■ What is expected ■
Copy out each line featuring the string "that" from the entries beneath.

* Begin Data lines *

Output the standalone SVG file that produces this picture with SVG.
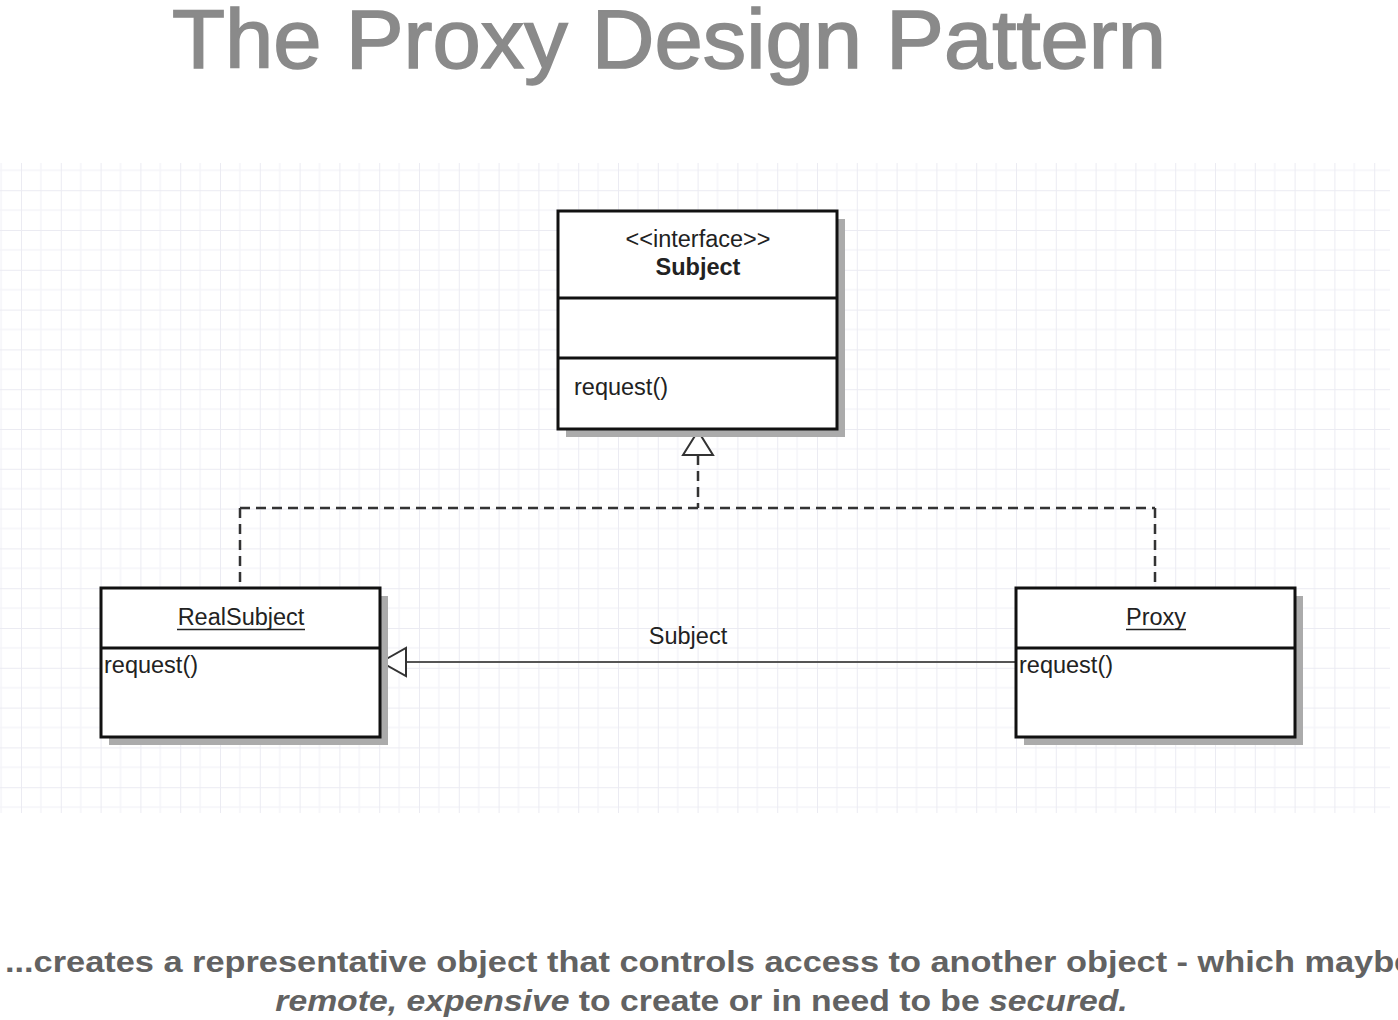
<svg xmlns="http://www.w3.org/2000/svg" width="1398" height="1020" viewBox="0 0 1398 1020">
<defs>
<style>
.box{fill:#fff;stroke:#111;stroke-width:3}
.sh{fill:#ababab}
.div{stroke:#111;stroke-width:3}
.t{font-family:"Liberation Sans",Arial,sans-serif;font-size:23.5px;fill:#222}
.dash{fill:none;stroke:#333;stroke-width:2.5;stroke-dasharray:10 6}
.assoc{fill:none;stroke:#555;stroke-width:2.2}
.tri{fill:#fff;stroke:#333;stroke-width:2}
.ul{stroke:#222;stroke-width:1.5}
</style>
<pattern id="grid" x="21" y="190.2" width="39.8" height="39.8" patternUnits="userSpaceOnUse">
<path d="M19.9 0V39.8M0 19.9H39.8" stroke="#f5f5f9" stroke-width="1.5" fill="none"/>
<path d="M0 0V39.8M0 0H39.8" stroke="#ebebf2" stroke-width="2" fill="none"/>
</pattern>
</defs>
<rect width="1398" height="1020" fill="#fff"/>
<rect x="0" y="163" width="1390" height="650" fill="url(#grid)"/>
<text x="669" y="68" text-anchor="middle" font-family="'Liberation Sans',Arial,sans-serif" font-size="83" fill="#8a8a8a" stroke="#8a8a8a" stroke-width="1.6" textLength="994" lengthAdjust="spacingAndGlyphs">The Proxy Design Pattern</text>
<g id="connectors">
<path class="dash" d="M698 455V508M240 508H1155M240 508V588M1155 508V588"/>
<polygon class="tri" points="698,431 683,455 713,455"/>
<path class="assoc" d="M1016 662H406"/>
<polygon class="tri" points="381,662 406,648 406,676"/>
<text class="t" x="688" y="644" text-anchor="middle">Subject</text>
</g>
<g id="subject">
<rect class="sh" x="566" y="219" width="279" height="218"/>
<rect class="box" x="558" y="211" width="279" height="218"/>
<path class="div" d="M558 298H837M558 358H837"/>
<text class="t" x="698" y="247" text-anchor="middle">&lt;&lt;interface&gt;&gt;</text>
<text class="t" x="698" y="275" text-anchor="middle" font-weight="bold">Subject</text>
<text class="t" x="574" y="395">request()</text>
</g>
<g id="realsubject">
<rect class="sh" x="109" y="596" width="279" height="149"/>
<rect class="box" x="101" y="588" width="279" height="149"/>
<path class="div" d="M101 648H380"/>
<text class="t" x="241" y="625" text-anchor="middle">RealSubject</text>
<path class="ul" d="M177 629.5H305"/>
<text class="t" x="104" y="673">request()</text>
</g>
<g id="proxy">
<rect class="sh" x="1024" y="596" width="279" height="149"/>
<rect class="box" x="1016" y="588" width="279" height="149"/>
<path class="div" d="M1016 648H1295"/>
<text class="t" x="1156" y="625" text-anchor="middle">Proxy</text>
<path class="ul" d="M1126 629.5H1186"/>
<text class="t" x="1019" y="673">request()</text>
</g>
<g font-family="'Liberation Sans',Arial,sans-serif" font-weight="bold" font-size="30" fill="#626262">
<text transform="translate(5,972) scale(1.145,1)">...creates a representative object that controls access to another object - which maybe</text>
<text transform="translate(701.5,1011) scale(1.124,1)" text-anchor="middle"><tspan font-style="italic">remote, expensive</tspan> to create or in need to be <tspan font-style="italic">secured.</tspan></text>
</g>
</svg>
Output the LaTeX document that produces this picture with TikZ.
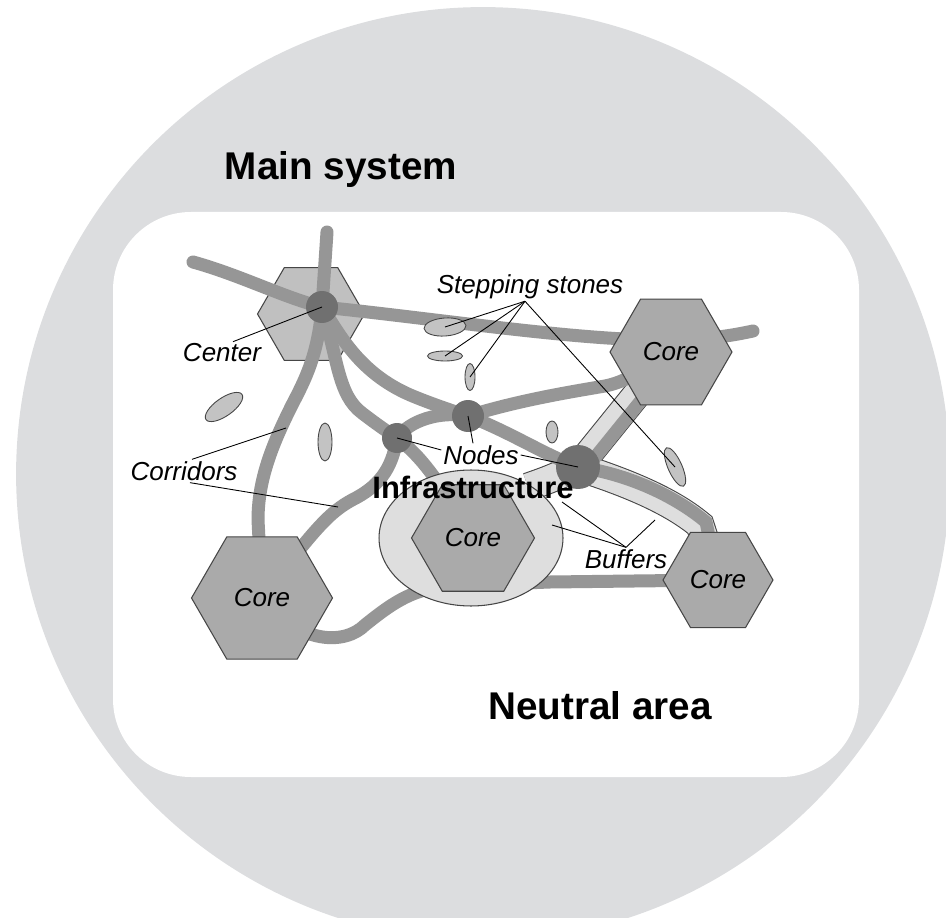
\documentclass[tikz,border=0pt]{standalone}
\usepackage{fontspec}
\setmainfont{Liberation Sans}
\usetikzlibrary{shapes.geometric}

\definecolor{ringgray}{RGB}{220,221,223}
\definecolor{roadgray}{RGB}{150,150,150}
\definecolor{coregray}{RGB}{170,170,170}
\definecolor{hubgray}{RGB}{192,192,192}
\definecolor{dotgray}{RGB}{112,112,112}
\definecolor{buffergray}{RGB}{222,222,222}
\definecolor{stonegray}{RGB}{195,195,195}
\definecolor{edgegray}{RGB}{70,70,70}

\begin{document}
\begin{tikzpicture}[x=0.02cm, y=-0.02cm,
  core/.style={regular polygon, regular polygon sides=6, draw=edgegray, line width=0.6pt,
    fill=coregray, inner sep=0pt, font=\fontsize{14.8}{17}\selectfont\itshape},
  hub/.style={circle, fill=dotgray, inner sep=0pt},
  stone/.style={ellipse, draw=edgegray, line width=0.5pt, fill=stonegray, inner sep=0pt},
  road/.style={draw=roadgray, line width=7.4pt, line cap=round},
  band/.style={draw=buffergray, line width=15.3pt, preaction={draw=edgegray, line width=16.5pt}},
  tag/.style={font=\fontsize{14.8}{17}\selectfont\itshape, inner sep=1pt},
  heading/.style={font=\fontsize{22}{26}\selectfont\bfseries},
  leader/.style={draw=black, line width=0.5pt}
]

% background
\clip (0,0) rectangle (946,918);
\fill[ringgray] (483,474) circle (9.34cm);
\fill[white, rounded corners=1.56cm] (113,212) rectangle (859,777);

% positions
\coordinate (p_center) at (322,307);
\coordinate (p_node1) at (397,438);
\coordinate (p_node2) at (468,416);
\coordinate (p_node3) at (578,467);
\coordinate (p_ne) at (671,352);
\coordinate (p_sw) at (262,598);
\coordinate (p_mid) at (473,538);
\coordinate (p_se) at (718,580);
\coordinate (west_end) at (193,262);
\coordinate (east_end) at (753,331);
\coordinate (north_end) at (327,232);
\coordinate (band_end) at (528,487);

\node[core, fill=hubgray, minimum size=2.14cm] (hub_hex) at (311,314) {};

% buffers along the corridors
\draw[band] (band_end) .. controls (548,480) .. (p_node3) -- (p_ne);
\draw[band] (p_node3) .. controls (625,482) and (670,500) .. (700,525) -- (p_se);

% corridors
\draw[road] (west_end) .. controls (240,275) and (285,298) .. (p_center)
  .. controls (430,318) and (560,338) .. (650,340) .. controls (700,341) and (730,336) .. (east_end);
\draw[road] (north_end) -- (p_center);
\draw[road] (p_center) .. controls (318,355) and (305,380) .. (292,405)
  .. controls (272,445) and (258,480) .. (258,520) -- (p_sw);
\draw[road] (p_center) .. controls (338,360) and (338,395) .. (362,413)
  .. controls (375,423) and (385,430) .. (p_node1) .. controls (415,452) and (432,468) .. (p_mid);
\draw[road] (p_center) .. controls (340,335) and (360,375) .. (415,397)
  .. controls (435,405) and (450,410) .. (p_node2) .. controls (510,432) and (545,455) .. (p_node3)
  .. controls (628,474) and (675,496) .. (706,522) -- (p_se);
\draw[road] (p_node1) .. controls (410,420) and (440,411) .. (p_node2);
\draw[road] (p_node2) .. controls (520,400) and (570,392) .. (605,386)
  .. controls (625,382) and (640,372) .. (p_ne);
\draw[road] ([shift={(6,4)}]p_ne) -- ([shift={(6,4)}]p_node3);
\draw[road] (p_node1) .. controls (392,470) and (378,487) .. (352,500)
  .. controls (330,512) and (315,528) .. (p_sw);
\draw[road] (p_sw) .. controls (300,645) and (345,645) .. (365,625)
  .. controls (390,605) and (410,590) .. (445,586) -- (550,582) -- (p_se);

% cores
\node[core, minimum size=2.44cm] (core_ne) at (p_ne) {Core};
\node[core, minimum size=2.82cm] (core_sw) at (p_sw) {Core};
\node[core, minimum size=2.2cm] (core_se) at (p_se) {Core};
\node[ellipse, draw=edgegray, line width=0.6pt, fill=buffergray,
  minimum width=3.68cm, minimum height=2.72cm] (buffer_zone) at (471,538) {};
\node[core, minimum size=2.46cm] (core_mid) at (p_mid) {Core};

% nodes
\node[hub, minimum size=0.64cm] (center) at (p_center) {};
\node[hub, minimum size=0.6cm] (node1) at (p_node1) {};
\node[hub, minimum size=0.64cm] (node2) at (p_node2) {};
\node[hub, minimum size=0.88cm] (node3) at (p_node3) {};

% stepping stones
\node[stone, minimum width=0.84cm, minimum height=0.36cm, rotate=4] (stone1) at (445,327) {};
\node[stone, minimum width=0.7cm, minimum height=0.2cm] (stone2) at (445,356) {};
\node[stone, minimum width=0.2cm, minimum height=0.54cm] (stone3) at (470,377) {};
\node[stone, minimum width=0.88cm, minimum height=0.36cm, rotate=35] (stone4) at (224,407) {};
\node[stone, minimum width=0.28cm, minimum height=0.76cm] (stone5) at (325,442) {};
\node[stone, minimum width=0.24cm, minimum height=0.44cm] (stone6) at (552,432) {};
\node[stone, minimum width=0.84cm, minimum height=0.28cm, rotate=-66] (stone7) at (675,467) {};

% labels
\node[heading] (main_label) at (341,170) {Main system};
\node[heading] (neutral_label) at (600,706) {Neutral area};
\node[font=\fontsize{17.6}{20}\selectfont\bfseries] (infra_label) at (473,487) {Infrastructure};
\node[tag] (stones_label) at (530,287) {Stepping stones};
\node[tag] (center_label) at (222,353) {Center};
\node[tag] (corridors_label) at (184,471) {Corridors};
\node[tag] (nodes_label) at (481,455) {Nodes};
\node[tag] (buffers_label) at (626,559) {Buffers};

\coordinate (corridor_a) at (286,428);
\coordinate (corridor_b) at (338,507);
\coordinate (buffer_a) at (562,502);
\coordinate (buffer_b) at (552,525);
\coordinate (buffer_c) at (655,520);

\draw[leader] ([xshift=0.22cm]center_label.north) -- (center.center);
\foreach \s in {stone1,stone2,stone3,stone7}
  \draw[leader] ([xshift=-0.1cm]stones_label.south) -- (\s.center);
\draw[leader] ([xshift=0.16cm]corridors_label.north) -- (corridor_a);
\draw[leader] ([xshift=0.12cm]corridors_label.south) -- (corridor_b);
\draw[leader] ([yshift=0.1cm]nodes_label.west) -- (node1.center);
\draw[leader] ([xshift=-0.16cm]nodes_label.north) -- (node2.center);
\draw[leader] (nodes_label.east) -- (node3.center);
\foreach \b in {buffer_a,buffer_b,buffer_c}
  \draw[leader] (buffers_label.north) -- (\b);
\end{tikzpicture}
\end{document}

* End Data lines *

■ Correct response ■
Output the standalone SVG file that produces this picture with SVG.
<text transform="translate(5,972) scale(1.145,1)">...creates a representative object that controls access to another object - which maybe</text>
Output the LaTeX document that produces this picture with TikZ.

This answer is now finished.